I’ve blogged about the the demise of Dr Dobbs Journal as a print publication before. As I am a subscriber, the promised replacement in form of an issue of Information Week with Dr Dobbs report tacked on recently turned up in the mail. No emails regarding a new digital edition so far, though. I hope these emails havn’t been caught in a spam filter, so if anyone has heard anything regarding a new digital issue, please let me know.
Anyway, back to the Dr Dobbs Report section in Information Week. Unfortunately the section – which is about virtualization – seems to be targeted at the same audience that the rest of IW is targeted at, namely CIOs and the like. I diligently read through it but there was only very little in there that I’d consider useful for a working programmer like me. That is a pity as the normal Dr Dobbs always contained a few articles that I found interesting, even if they weren’t necessarily applicable to my day to day work. It doesn’t come as a great surprise, but obviously I’m not massively pleased to have yet another good programming publication pulled out from underneath me and either not replaced at all (as with the C/C++ Users Journal – I don’t think the promised additional content materialised in Dr Dobbs) or replaced with something rather unsuitable.

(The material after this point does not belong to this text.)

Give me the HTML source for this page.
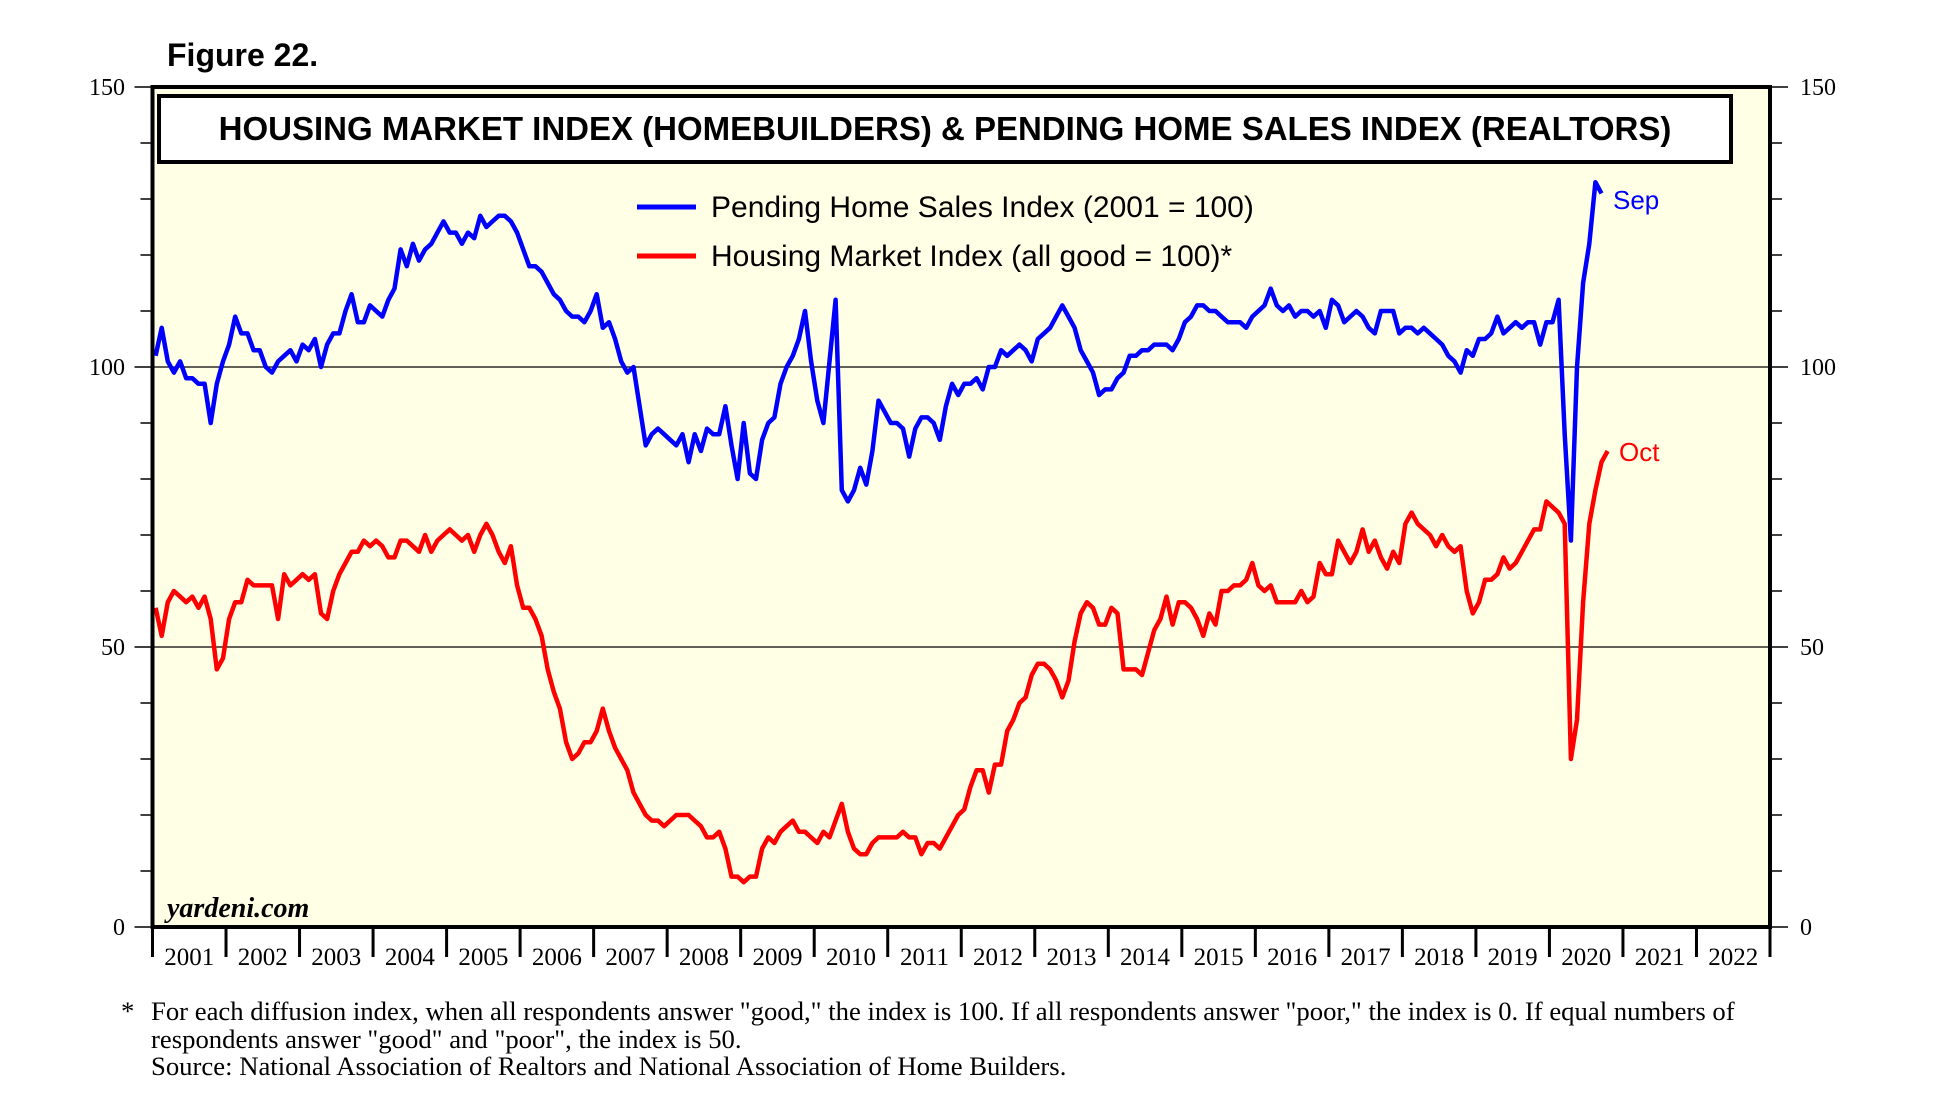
<!DOCTYPE html>
<html><head><meta charset="utf-8"><style>
body{margin:0;background:#fff;}
svg{display:block;}
</style></head><body>
<svg id="chart" width="1950" height="1114" viewBox="0 0 1950 1114" xmlns="http://www.w3.org/2000/svg">
<text x="167" y="66" font-family="Liberation Sans, sans-serif" font-weight="bold" font-size="32">Figure 22.</text>
<rect x="152.5" y="87" width="1617.5" height="840" fill="#ffffe6"/>
<g id="grid"></g>
<g id="ticks"></g>
<rect x="159" y="96" width="1572" height="66" fill="#fff" stroke="#000" stroke-width="4"/>
<text x="945" y="140" text-anchor="middle" font-family="Liberation Sans, sans-serif" font-weight="bold" font-size="33">HOUSING MARKET INDEX (HOMEBUILDERS) &amp; PENDING HOME SALES INDEX (REALTORS)</text>
<line x1="637" y1="207" x2="696" y2="207" stroke="#0000ff" stroke-width="5"/>
<text x="711" y="217" font-family="Liberation Sans, sans-serif" font-size="30">Pending Home Sales Index (2001 = 100)</text>
<line x1="637" y1="256" x2="696" y2="256" stroke="#ff0000" stroke-width="5"/>
<text x="711" y="266" font-family="Liberation Sans, sans-serif" font-size="30">Housing Market Index (all good = 100)*</text>
<g id="series"></g>
<text x="1613" y="209" fill="#0000ff" font-family="Liberation Sans, sans-serif" font-size="26">Sep</text>
<text x="1619" y="461" fill="#ff0000" font-family="Liberation Sans, sans-serif" font-size="26">Oct</text>
<text x="167" y="917" font-family="Liberation Serif, serif" font-style="italic" font-weight="bold" font-size="28">yardeni.com</text>
<rect x="152.5" y="87" width="1617.5" height="840" fill="none" stroke="#000" stroke-width="4"/>
<g font-family="Liberation Serif, serif" font-size="26.7">
<text x="121" y="1020">*</text>
<text x="151" y="1020">For each diffusion index, when all respondents answer "good," the index is 100. If all respondents answer "poor," the index is 0. If equal numbers of</text>
<text x="151" y="1048">respondents answer "good" and "poor", the index is 50.</text>
<text x="151" y="1075">Source: National Association of Realtors and National Association of Home Builders.</text>
</g>
</svg>
<script>
const years=["2001","2002","2003","2004","2005","2006","2007","2008","2009","2010","2011","2012","2013","2014","2015","2016","2017","2018","2019","2020","2021","2022"];
const yTicks=[0,50,100,150];
const pending=[102,107,101,99,101,98,98,97,97,90,97,101,
104,109,106,106,103,103,100,99,101,102,103,101,
104,103,105,100,104,106,106,110,113,108,108,111,
110,109,112,114,121,118,122,119,121,122,124,126,
124,124,122,124,123,127,125,126,127,127,126,124,
121,118,118,117,115,113,112,110,109,109,108,110,
113,107,108,105,101,99,100,93,86,88,89,88,
87,86,88,83,88,85,89,88,88,93,86,80,
90,81,80,87,90,91,97,100,102,105,110,101,
94,90,101,112,78,76,78,82,79,85,94,92,
90,90,89,84,89,91,91,90,87,93,97,95,
97,97,98,96,100,100,103,102,103,104,103,101,
105,106,107,109,111,109,107,103,101,99,95,96,
96,98,99,102,102,103,103,104,104,104,103,105,
108,109,111,111,110,110,109,108,108,108,107,109,
110,111,114,111,110,111,109,110,110,109,110,107,
112,111,108,109,110,109,107,106,110,110,110,106,
107,107,106,107,106,105,104,102,101,99,103,102,
105,105,106,109,106,107,108,107,108,108,104,108,
108,112,88,69,100,115,122,133,131];
const hmi=[57,52,58,60,59,58,59,57,59,55,46,48,
55,58,58,62,61,61,61,61,55,63,61,62,
63,62,63,56,55,60,63,65,67,67,69,68,
69,68,66,66,69,69,68,67,70,67,69,70,
71,70,69,70,67,70,72,70,67,65,68,61,
57,57,55,52,46,42,39,33,30,31,33,33,
35,39,35,32,30,28,24,22,20,19,19,18,
19,20,20,20,19,18,16,16,17,14,9,9,
8,9,9,14,16,15,17,18,19,17,17,16,
15,17,16,19,22,17,14,13,13,15,16,16,
16,16,17,16,16,13,15,15,14,16,18,20,
21,25,28,28,24,29,29,35,37,40,41,45,
47,47,46,44,41,44,51,56,58,57,54,54,
57,56,46,46,46,45,49,53,55,59,54,58,
58,57,55,52,56,54,60,60,61,61,62,65,
61,60,61,58,58,58,58,60,58,59,65,63,
63,69,67,65,67,71,67,69,66,64,67,65,
72,74,72,71,70,68,70,68,67,68,60,56,
58,62,62,63,66,64,65,67,69,71,71,76,
75,74,72,30,37,58,72,78,83,85];
const L=152.5,R=1770,T=87,B=927;
const yw=(R-L)/years.length;
function xm(i){return L+(i+0.5)*yw/12;}
function ys(v){return B-(v/150)*(B-T);}
const NS="http://www.w3.org/2000/svg";
const grid=document.getElementById('grid'),ticks=document.getElementById('ticks'),series=document.getElementById('series');
function mk(tag,attrs,parent){const e=document.createElementNS(NS,tag);for(const k in attrs)e.setAttribute(k,attrs[k]);parent.appendChild(e);return e;}
[50,100].forEach(v=>{
const g=mk('line',{x1:L,x2:R,y1:ys(v),y2:ys(v),stroke:'#000','stroke-width':1.2},grid);


});
for(let v=0;v<=150;v+=10){
const maj=v%50===0;
const t1=mk('line',{x1:L-(maj?18:12),x2:L,y1:ys(v),y2:ys(v),stroke:'#000','stroke-width':1.5},ticks);


const t2=mk('line',{x1:R,x2:R+(maj?18:12),y1:ys(v),y2:ys(v),stroke:'#000','stroke-width':1.5},ticks);


}
yTicks.forEach(v=>{
const a=mk('text',{x:125,y:ys(v)+8,'text-anchor':'end','font-family':'Liberation Serif, serif','font-size':24},ticks);a.textContent=v;


const b=mk('text',{x:1800,y:ys(v)+8,'font-family':'Liberation Serif, serif','font-size':24},ticks);b.textContent=v;


});
years.forEach((y,i)=>{
const x0=L+i*yw;
const tk=mk('line',{x1:x0,x2:x0,y1:B,y2:B+30,stroke:'#000','stroke-width':3},ticks);


const t=mk('text',{x:x0+yw/2,y:965,'text-anchor':'middle','font-family':'Liberation Serif, serif','font-size':25},ticks);t.textContent=y;


});
const ex=mk('line',{x1:R,x2:R,y1:B,y2:B+30,stroke:'#000','stroke-width':3},ticks);


function line(arr,color,name){
const p=mk('polyline',{points:arr.map((v,i)=>xm(i).toFixed(1)+','+ys(v).toFixed(1)).join(' '),fill:'none',stroke:color,'stroke-width':4.5,'stroke-linejoin':'round'},series);


}
line(hmi,'#ff0000','hmi-line');
line(pending,'#0000ff','pending-line');
</script>
</body></html>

I’m hoping that there will be a digital issue soon and that it’s back to its usual quality, otherwise I guess that this will be another subscription that goes into the bin. For the time being I’ll be sticking to Communications of the ACM, ACM Queue and c’t for my CS, programming and hardware fix…
While I can understand from a business point of view that magazines which do not generate enough revenue to make enough of a profit to stay alive have to be closed down, I’m beginning to wonder where developers will get information about new concepts from – book sales are down, there are fewer programming related magazines, etc. I don’t really think that blogs are the answer to that either – there is only so much you can put into an blog post unless you’re Steve Yegge, and while it’s a good way to pick up fixes for immediate problems from blogs, Stack Overflow and through the usual Google searches, I think we’re losing a valuable distribution mechanism here.